(begin)
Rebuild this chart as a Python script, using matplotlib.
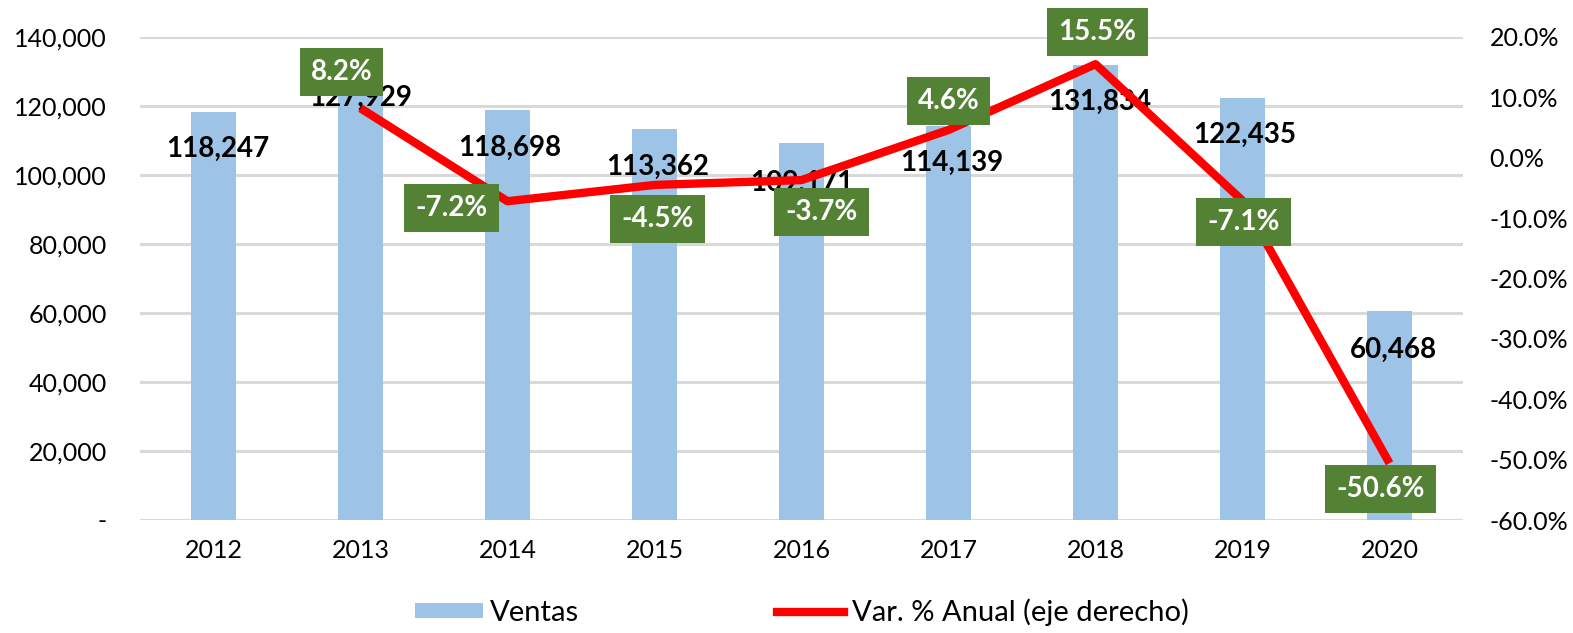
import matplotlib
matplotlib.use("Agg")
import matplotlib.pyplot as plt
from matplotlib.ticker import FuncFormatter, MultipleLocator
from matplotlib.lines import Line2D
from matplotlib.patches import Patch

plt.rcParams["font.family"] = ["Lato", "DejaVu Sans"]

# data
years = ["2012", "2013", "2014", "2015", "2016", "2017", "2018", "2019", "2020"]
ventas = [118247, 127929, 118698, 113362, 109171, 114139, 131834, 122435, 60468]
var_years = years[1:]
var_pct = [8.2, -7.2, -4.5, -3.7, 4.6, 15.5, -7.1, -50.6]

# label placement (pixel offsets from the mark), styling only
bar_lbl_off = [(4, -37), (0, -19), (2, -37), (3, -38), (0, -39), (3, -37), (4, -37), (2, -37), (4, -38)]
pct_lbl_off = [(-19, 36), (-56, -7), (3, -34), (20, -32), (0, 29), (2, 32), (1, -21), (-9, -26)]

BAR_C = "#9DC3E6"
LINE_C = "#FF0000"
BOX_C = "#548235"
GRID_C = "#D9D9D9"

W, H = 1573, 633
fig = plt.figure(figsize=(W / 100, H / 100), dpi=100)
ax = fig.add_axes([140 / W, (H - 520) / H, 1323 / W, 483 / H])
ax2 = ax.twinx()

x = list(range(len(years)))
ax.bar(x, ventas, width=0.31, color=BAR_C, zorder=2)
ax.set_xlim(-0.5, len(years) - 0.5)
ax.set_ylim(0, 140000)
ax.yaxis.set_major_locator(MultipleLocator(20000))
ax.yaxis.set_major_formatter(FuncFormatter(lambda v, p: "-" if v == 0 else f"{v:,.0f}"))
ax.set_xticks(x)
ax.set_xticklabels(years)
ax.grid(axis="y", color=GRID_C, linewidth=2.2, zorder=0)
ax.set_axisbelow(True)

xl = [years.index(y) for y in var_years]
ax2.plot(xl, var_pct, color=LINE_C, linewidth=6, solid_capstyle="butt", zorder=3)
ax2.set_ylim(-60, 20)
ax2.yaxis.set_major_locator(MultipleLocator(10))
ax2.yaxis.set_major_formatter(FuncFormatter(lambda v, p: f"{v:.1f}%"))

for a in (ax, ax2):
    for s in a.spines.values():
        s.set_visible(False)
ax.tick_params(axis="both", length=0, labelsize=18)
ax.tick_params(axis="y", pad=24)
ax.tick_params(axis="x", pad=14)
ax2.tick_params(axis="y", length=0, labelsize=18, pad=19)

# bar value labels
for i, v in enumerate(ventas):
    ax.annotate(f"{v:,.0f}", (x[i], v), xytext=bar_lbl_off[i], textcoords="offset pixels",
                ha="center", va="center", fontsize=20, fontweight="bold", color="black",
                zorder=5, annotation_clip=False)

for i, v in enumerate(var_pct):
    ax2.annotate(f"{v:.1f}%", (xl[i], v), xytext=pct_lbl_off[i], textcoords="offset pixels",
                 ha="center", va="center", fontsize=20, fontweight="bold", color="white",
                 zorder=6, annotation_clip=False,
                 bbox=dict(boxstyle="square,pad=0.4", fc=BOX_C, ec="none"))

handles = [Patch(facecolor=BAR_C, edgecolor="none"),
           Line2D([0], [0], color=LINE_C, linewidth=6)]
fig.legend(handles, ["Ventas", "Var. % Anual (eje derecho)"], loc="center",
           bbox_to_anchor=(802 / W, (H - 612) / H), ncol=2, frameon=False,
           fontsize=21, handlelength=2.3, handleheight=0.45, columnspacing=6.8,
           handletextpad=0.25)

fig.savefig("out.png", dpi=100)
(end)
--- To do ---
Repeat the data exactly, excluding the pictures.

--- Answer to this problem ---
Rebuild this chart as a Python script, using matplotlib.
import matplotlib
matplotlib.use("Agg")
import matplotlib.pyplot as plt
from matplotlib.ticker import FuncFormatter, MultipleLocator
from matplotlib.lines import Line2D
from matplotlib.patches import Patch

plt.rcParams["font.family"] = ["Lato", "DejaVu Sans"]

# data
years = ["2012", "2013", "2014", "2015", "2016", "2017", "2018", "2019", "2020"]
ventas = [118247, 127929, 118698, 113362, 109171, 114139, 131834, 122435, 60468]
var_years = years[1:]
var_pct = [8.2, -7.2, -4.5, -3.7, 4.6, 15.5, -7.1, -50.6]

# label placement (pixel offsets from the mark), styling only
bar_lbl_off = [(4, -37), (0, -19), (2, -37), (3, -38), (0, -39), (3, -37), (4, -37), (2, -37), (4, -38)]
pct_lbl_off = [(-19, 36), (-56, -7), (3, -34), (20, -32), (0, 29), (2, 32), (1, -21), (-9, -26)]

BAR_C = "#9DC3E6"
LINE_C = "#FF0000"
BOX_C = "#548235"
GRID_C = "#D9D9D9"

W, H = 1573, 633
fig = plt.figure(figsize=(W / 100, H / 100), dpi=100)
ax = fig.add_axes([140 / W, (H - 520) / H, 1323 / W, 483 / H])
ax2 = ax.twinx()

x = list(range(len(years)))
ax.bar(x, ventas, width=0.31, color=BAR_C, zorder=2)
ax.set_xlim(-0.5, len(years) - 0.5)
ax.set_ylim(0, 140000)
ax.yaxis.set_major_locator(MultipleLocator(20000))
ax.yaxis.set_major_formatter(FuncFormatter(lambda v, p: "-" if v == 0 else f"{v:,.0f}"))
ax.set_xticks(x)
ax.set_xticklabels(years)
ax.grid(axis="y", color=GRID_C, linewidth=2.2, zorder=0)
ax.set_axisbelow(True)

xl = [years.index(y) for y in var_years]
ax2.plot(xl, var_pct, color=LINE_C, linewidth=6, solid_capstyle="butt", zorder=3)
ax2.set_ylim(-60, 20)
ax2.yaxis.set_major_locator(MultipleLocator(10))
ax2.yaxis.set_major_formatter(FuncFormatter(lambda v, p: f"{v:.1f}%"))

for a in (ax, ax2):
    for s in a.spines.values():
        s.set_visible(False)
ax.tick_params(axis="both", length=0, labelsize=18)
ax.tick_params(axis="y", pad=24)
ax.tick_params(axis="x", pad=14)
ax2.tick_params(axis="y", length=0, labelsize=18, pad=19)

# bar value labels
for i, v in enumerate(ventas):
    ax.annotate(f"{v:,.0f}", (x[i], v), xytext=bar_lbl_off[i], textcoords="offset pixels",
                ha="center", va="center", fontsize=20, fontweight="bold", color="black",
                zorder=5, annotation_clip=False)

for i, v in enumerate(var_pct):
    ax2.annotate(f"{v:.1f}%", (xl[i], v), xytext=pct_lbl_off[i], textcoords="offset pixels",
                 ha="center", va="center", fontsize=20, fontweight="bold", color="white",
                 zorder=6, annotation_clip=False,
                 bbox=dict(boxstyle="square,pad=0.4", fc=BOX_C, ec="none"))

handles = [Patch(facecolor=BAR_C, edgecolor="none"),
           Line2D([0], [0], color=LINE_C, linewidth=6)]
fig.legend(handles, ["Ventas", "Var. % Anual (eje derecho)"], loc="center",
           bbox_to_anchor=(802 / W, (H - 612) / H), ncol=2, frameon=False,
           fontsize=21, handlelength=2.3, handleheight=0.45, columnspacing=6.8,
           handletextpad=0.25)

fig.savefig("out.png", dpi=100)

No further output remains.